Here’s the scenario. You have a devised plan to successfully achieve the project goal. You’re pleased with it and believe it is going to knock the socks off those on its’ completion. Your confidence has you sailing forward when suddenly … crash! You encounter a significant obstacle that threatens not only the completion time-line but also the completion of the project at all. Here are two common ways that you can respond to this:
- You just know your way will work and because of that you keep trying to move forward and continue to run into the same or similar walls. If your attachment to how you should achieve the goal is so strong, potentially it prevents you from being able to ‘see’ any other alternative or even worse, makes you unwilling to even consider an alternative. And this kind of ‘stuck’ is dangerous for it threatens to promote failure of the project and that opens you up to other and more serious repercussions. You’ve really lost focus on the true goal of the job … successful completion.
OR …
- Although you believe in your plan, you remain open to seeing when you are not making the progress you need to make and recognize an obstacle for what it is … an obstacle. Regardless of your initial confidence, you recognize that to stay that course threatens to ultimately fail in achievement of the goal and the expected time-line. So, you return to the drawing board intent on altering the planned approach in a way that enables you to move to completion. If this is you, you are more focused on the higher goal … the successful completion as your driver.

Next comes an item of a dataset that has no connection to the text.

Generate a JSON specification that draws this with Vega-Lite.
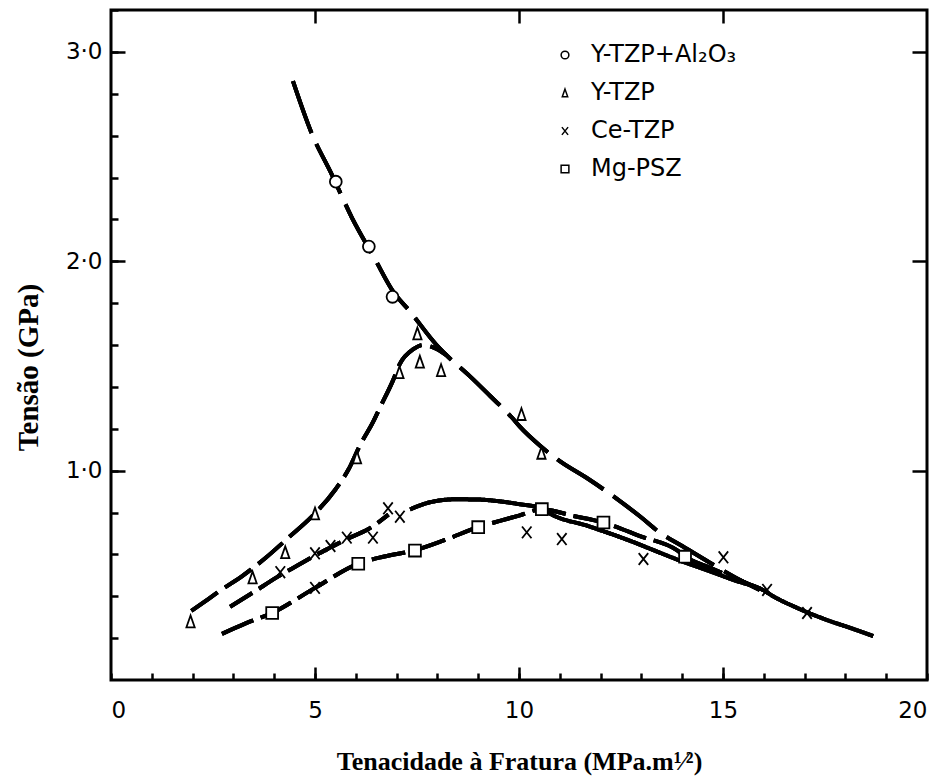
{
  "$schema": "https://vega.github.io/schema/vega-lite/v6.json",
  "width": 816,
  "height": 670,
  "autosize": "none",
  "padding": {"left": 111, "top": 10, "right": 20, "bottom": 96},
  "background": "white",
  "config": {
    "view": {"stroke": "black", "strokeWidth": 3},
    "axis": {"grid": false, "domain": false, "tickColor": "black", "tickWidth": 2.5, "labelColor": "black", "titleColor": "black", "labelFont": "DejaVu Sans", "labelFontSize": 23, "titleFont": "Liberation Serif", "titleFontWeight": "bold", "titleFontSize": 26}
  },
  "datasets": {
    "curves": [
      {"curve": "c1", "x": 4.46, "y": 2.86}, {"curve": "c1", "x": 4.92, "y": 2.61}, {"curve": "c1", "x": 5.41, "y": 2.415}, {"curve": "c1", "x": 5.9, "y": 2.21}, {"curve": "c1", "x": 6.47, "y": 2.01}, {"curve": "c1", "x": 6.9, "y": 1.86}, {"curve": "c1", "x": 7.33, "y": 1.76}, {"curve": "c1", "x": 7.98, "y": 1.6}, {"curve": "c1", "x": 8.23, "y": 1.55}, {"curve": "c1", "x": 8.8, "y": 1.45}, {"curve": "c1", "x": 9.3, "y": 1.355}, {"curve": "c1", "x": 9.82, "y": 1.255}, {"curve": "c1", "x": 10.02, "y": 1.21}, {"curve": "c1", "x": 10.51, "y": 1.12}, {"curve": "c1", "x": 11.0, "y": 1.045}, {"curve": "c1", "x": 11.7, "y": 0.96}, {"curve": "c1", "x": 12.4, "y": 0.865}, {"curve": "c1", "x": 13.0, "y": 0.776}, {"curve": "c1", "x": 13.41, "y": 0.71}, {"curve": "c1", "x": 14.0, "y": 0.64}, {"curve": "c1", "x": 14.68, "y": 0.56}, {"curve": "c1", "x": 15.3, "y": 0.49}, {"curve": "c1", "x": 15.9, "y": 0.43},
      {"curve": "c2", "x": 1.97, "y": 0.33}, {"curve": "c2", "x": 2.19, "y": 0.36}, {"curve": "c2", "x": 2.7, "y": 0.43}, {"curve": "c2", "x": 3.24, "y": 0.5}, {"curve": "c2", "x": 3.8, "y": 0.585}, {"curve": "c2", "x": 4.35, "y": 0.68}, {"curve": "c2", "x": 4.92, "y": 0.78}, {"curve": "c2", "x": 5.5, "y": 0.91}, {"curve": "c2", "x": 5.82, "y": 1.005}, {"curve": "c2", "x": 6.1, "y": 1.12}, {"curve": "c2", "x": 6.43, "y": 1.235}, {"curve": "c2", "x": 6.59, "y": 1.3}, {"curve": "c2", "x": 6.91, "y": 1.43}, {"curve": "c2", "x": 7.08, "y": 1.51}, {"curve": "c2", "x": 7.41, "y": 1.58}, {"curve": "c2", "x": 7.65, "y": 1.6}, {"curve": "c2", "x": 7.94, "y": 1.585}, {"curve": "c2", "x": 8.23, "y": 1.55},
      {"curve": "c3", "x": 2.92, "y": 0.35}, {"curve": "c3", "x": 3.5, "y": 0.42}, {"curve": "c3", "x": 4.06, "y": 0.49}, {"curve": "c3", "x": 4.6, "y": 0.55}, {"curve": "c3", "x": 4.96, "y": 0.59}, {"curve": "c3", "x": 5.4, "y": 0.635}, {"curve": "c3", "x": 5.8, "y": 0.675}, {"curve": "c3", "x": 6.3, "y": 0.72}, {"curve": "c3", "x": 6.8, "y": 0.79},
      {"curve": "c4", "x": 7.33, "y": 0.815}, {"curve": "c4", "x": 7.8, "y": 0.848}, {"curve": "c4", "x": 8.43, "y": 0.863}, {"curve": "c4", "x": 9.0, "y": 0.862}, {"curve": "c4", "x": 9.45, "y": 0.855}, {"curve": "c4", "x": 10.0, "y": 0.84}, {"curve": "c4", "x": 10.56, "y": 0.82}, {"curve": "c4", "x": 10.76, "y": 0.795}, {"curve": "c4", "x": 11.7, "y": 0.735}, {"curve": "c4", "x": 12.72, "y": 0.665}, {"curve": "c4", "x": 13.3, "y": 0.62}, {"curve": "c4", "x": 13.95, "y": 0.57}, {"curve": "c4", "x": 14.6, "y": 0.525}, {"curve": "c4", "x": 15.3, "y": 0.475}, {"curve": "c4", "x": 15.98, "y": 0.43}, {"curve": "c4", "x": 16.23, "y": 0.4}, {"curve": "c4", "x": 16.81, "y": 0.345}, {"curve": "c4", "x": 17.5, "y": 0.29}, {"curve": "c4", "x": 18.1, "y": 0.25}, {"curve": "c4", "x": 18.68, "y": 0.21},
      {"curve": "c5", "x": 2.72, "y": 0.22}, {"curve": "c5", "x": 3.3, "y": 0.27}, {"curve": "c5", "x": 3.95, "y": 0.32}, {"curve": "c5", "x": 5.0, "y": 0.44}, {"curve": "c5", "x": 6.05, "y": 0.555}, {"curve": "c5", "x": 6.7, "y": 0.59}, {"curve": "c5", "x": 7.45, "y": 0.62}, {"curve": "c5", "x": 8.2, "y": 0.67}, {"curve": "c5", "x": 9.0, "y": 0.73}, {"curve": "c5", "x": 9.53, "y": 0.76}, {"curve": "c5", "x": 10.0, "y": 0.785}, {"curve": "c5", "x": 10.56, "y": 0.816}, {"curve": "c5", "x": 11.3, "y": 0.785}, {"curve": "c5", "x": 12.07, "y": 0.752}, {"curve": "c5", "x": 13.0, "y": 0.685}, {"curve": "c5", "x": 13.87, "y": 0.62}, {"curve": "c5", "x": 14.07, "y": 0.59}, {"curve": "c5", "x": 14.7, "y": 0.535}, {"curve": "c5", "x": 15.3, "y": 0.485}, {"curve": "c5", "x": 15.98, "y": 0.43}
    ],
    "points": [
      {"series": "Y-TZP+Al₂O₃", "x": 5.51, "y": 2.38}, {"series": "Y-TZP+Al₂O₃", "x": 6.32, "y": 2.07}, {"series": "Y-TZP+Al₂O₃", "x": 6.9, "y": 1.83},
      {"series": "Y-TZP", "x": 1.95, "y": 0.28}, {"series": "Y-TZP", "x": 3.47, "y": 0.49}, {"series": "Y-TZP", "x": 4.27, "y": 0.61}, {"series": "Y-TZP", "x": 5.0, "y": 0.795}, {"series": "Y-TZP", "x": 6.03, "y": 1.063}, {"series": "Y-TZP", "x": 7.07, "y": 1.47}, {"series": "Y-TZP", "x": 7.51, "y": 1.655}, {"series": "Y-TZP", "x": 7.57, "y": 1.52}, {"series": "Y-TZP", "x": 8.09, "y": 1.48}, {"series": "Y-TZP", "x": 10.06, "y": 1.27}, {"series": "Y-TZP", "x": 10.55, "y": 1.085},
      {"series": "Ce-TZP", "x": 4.15, "y": 0.515}, {"series": "Ce-TZP", "x": 5.0, "y": 0.605}, {"series": "Ce-TZP", "x": 5.38, "y": 0.64}, {"series": "Ce-TZP", "x": 5.78, "y": 0.68}, {"series": "Ce-TZP", "x": 6.42, "y": 0.68}, {"series": "Ce-TZP", "x": 6.79, "y": 0.82}, {"series": "Ce-TZP", "x": 7.08, "y": 0.78}, {"series": "Ce-TZP", "x": 5.0, "y": 0.44}, {"series": "Ce-TZP", "x": 10.19, "y": 0.705}, {"series": "Ce-TZP", "x": 11.05, "y": 0.673}, {"series": "Ce-TZP", "x": 13.05, "y": 0.578}, {"series": "Ce-TZP", "x": 15.01, "y": 0.586}, {"series": "Ce-TZP", "x": 16.08, "y": 0.43}, {"series": "Ce-TZP", "x": 17.06, "y": 0.32},
      {"series": "Mg-PSZ", "x": 3.95, "y": 0.32}, {"series": "Mg-PSZ", "x": 6.06, "y": 0.555}, {"series": "Mg-PSZ", "x": 7.45, "y": 0.618}, {"series": "Mg-PSZ", "x": 9.0, "y": 0.73}, {"series": "Mg-PSZ", "x": 10.56, "y": 0.816}, {"series": "Mg-PSZ", "x": 12.07, "y": 0.752}, {"series": "Mg-PSZ", "x": 14.07, "y": 0.589}
    ]
  },
  "resolve": {"axis": {"x": "independent", "y": "independent"}},
  "layer": [
    {
      "data": {"name": "curves"},
      "mark": {"type": "line", "interpolate": "monotone", "color": "black", "strokeWidth": 4, "strokeCap": "butt"},
      "encoding": {
        "x": {"field": "x", "type": "quantitative", "scale": {"domain": [0, 20], "nice": false, "zero": false}, "axis": {"orient": "bottom", "values": [0,1,2,3,4,5,6,7,8,9,10,11,12,13,14,15,16,17,18,19,20], "tickSize": -7, "labels": false, "title": null}},
        "y": {"field": "y", "type": "quantitative", "scale": {"domain": [0, 3.2], "nice": false, "zero": false}, "axis": {"orient": "left", "values": [0.2,0.4,0.6,0.8,1,1.2,1.4,1.6,1.8,2,2.2,2.4,2.6,2.8,3,3.2], "tickSize": -7, "labels": false, "title": null}},
        "strokeDash": {"field": "curve", "type": "nominal", "scale": {"domain": ["c1","c2","c3","c4","c5"], "range": [[55,12],[32,9],[26,8],[1,0],[34,8]]}, "legend": null}
      }
    },
    {
      "data": {"name": "curves"},
      "mark": {"type": "line", "interpolate": "monotone", "color": "black", "strokeWidth": 4, "strokeCap": "butt"},
      "encoding": {
        "x": {"field": "x", "type": "quantitative", "scale": {"domain": [0, 20], "nice": false, "zero": false}, "axis": {"orient": "bottom", "values": [5,10,15], "tickSize": -13, "labels": false, "title": null}},
        "y": {"field": "y", "type": "quantitative", "scale": {"domain": [0, 3.2], "nice": false, "zero": false}, "axis": {"orient": "left", "values": [1,2,3], "tickSize": -14, "labels": false, "title": null}},
        "strokeDash": {"field": "curve", "type": "nominal", "scale": {"domain": ["c1","c2","c3","c4","c5"], "range": [[55,12],[32,9],[26,8],[1,0],[34,8]]}, "legend": null}
      }
    },
    {
      "data": {"name": "curves"},
      "mark": {"type": "line", "interpolate": "monotone", "color": "black", "strokeWidth": 4, "strokeCap": "butt"},
      "encoding": {
        "x": {"field": "x", "type": "quantitative", "scale": {"domain": [0, 20], "nice": false, "zero": false}, "axis": {"orient": "top", "values": [5,10,15], "tickSize": -13, "labels": false, "title": null}},
        "y": {"field": "y", "type": "quantitative", "scale": {"domain": [0, 3.2], "nice": false, "zero": false}, "axis": {"orient": "right", "values": [1,2,3], "tickSize": -15, "labels": false, "title": null}},
        "strokeDash": {"field": "curve", "type": "nominal", "scale": {"domain": ["c1","c2","c3","c4","c5"], "range": [[55,12],[32,9],[26,8],[1,0],[34,8]]}, "legend": null}
      }
    },
    {
      "data": {"name": "points"},
      "mark": {"type": "point", "filled": false, "fill": "white", "fillOpacity": 1, "strokeWidth": 1.8, "opacity": 1, "size": 140},
      "encoding": {
        "x": {"field": "x", "type": "quantitative", "scale": {"domain": [0, 20], "nice": false, "zero": false}, "axis": {"orient": "bottom", "values": [0,5,10,15,20], "ticks": false, "labelPadding": 19, "title": "Tenacidade à Fratura (MPa.m¹⁄²)", "titlePadding": 26}},
        "y": {"field": "y", "type": "quantitative", "scale": {"domain": [0, 3.2], "nice": false, "zero": false}, "axis": {"orient": "left", "values": [1,2,3], "ticks": false, "labelPadding": 9, "labelExpr": "replace(format(datum.value, '.1f'), '.', '·')", "title": "Tensão (GPa)", "titleFontSize": 29, "titlePadding": 22, "titleY": 357}},
        "color": {"field": "series", "type": "nominal", "scale": {"domain": ["Y-TZP+Al₂O₃", "Y-TZP", "Ce-TZP", "Mg-PSZ"], "range": ["black", "black", "black", "black"]}, "legend": {"orient": "none", "legendX": 442, "legendY": 33, "title": null, "labelFont": "DejaVu Sans", "labelFontSize": 24, "labelColor": "black", "symbolSize": 60, "symbolStrokeWidth": 1.5, "labelOffset": 14, "rowPadding": 14}},
        "shape": {"field": "series", "type": "nominal", "scale": {"domain": ["Y-TZP+Al₂O₃", "Y-TZP", "Ce-TZP", "Mg-PSZ"], "range": ["circle", "M0,-1L0.7,1L-0.7,1Z", "M-0.8,-1L0.8,1M-0.8,1L0.8,-1", "square"]}, "legend": {"orient": "none", "legendX": 442, "legendY": 33, "title": null, "labelFont": "DejaVu Sans", "labelFontSize": 24, "labelColor": "black", "symbolSize": 60, "symbolStrokeWidth": 1.5, "labelOffset": 14, "rowPadding": 14}}
      }
    }
  ]
}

I don’t know where you see yourself as it relates to accomplishing your projects however, if you are described in # 1 above, then, of course, the sooner you realize that form of ‘stuck’ you have the opportunity to follow the path of # 2 just because you caught yourself. Regardless, once we are in the zone of knowing we need to alter our plan, don’t eliminate any person as a resource of ideas. Often the best ones come from those who, although familiar with the subject, are not so close to it that they are unable to see solutions that appear somewhat simplistic … and just may be the perfect one.
In pursuing goals that are a part of our jobs, remaining flexible and alert to stumbling blocks we encounter will enable us to weather that ‘punch in the mouth’ and successfully resume the march to the goal. Do I hear John Philip Sousa music?